Im Vormittagstraining übe ich ein paar Bewegungsabläufe, die ich auch im Spiel oft nutzen werde. Dabei konzentriere ich mich mehr darauf, dass ich selbst ein gutes Gefühl für die Bewegungen habe und mit Selbstvertrauen auftreten kann und nicht zu sehr auf meinen potentiellen Gegner.
Zu viele Routinen haben bei mir jedoch eher negative Auswirkungen und fördern die Nervosität, wenn sie nicht wie gewollt durchgezogen werden.

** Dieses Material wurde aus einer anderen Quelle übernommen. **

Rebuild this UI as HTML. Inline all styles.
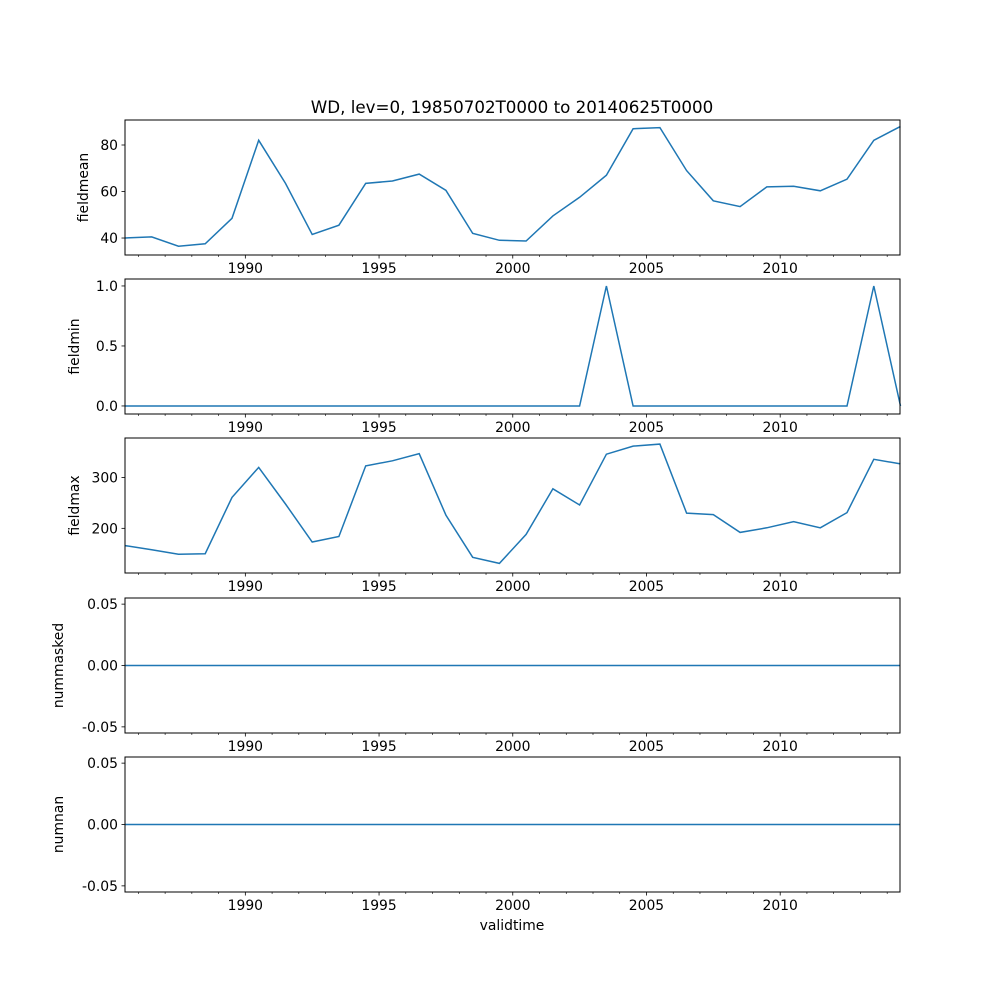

Wenn es statt Nudeln doch Reis im Hotel gibt oder mal nicht genügend Zeit für ein umfangreiches Wurfprogramm ist, sollte ich deshalb kein schlechtes Gefühl bekommen.“
Sebastian: „Wie bereitest du dich am Tag des Wettkampfs auf den Start vor? Was machst du für dich und warum?“
Andreas: „Auch hier achte ich darauf, früh in der Halle zu sein und genug Zeit für die Vorbereitung zu haben. Vor dem eigentlichen Aufwärmen mit der Mannschaft absolviere ich ein individuelles Aufwärm- und Dehnprogramm, bevor ich wieder ‚meine’ Bewegungen trainiere.“
Sebastian: „Danke für die tollen Einblicke. Manche Sportler hören auch Musik, um zum Beispiel die Gedanken vom Spiel abzulenken. Machst du auch sowas am Spieltag?“
Andreas: „Während der Vorbereitung Zuhause oder im Hotelzimmer läuft immer Musik. In der Halle selbst suche ich eher das Gespräch mit den Mitspielern und begebe mich nicht zu sehr in meinen eigenen Tunnel.“
Sebastian: „Was machst du die letzten Minuten, um dich auf den Wettkampf vorzubereiten? Was genau machst du bewusst oder unbewusst, um dich so richtig auf den Wettkampf einzustellen?“
Andreas: „Kurz vor dem Tip-Off gehe ich kurz in mich und schließe die Augen. So gehe ich nochmal kurz ein paar Abläufe und Spielsysteme durch.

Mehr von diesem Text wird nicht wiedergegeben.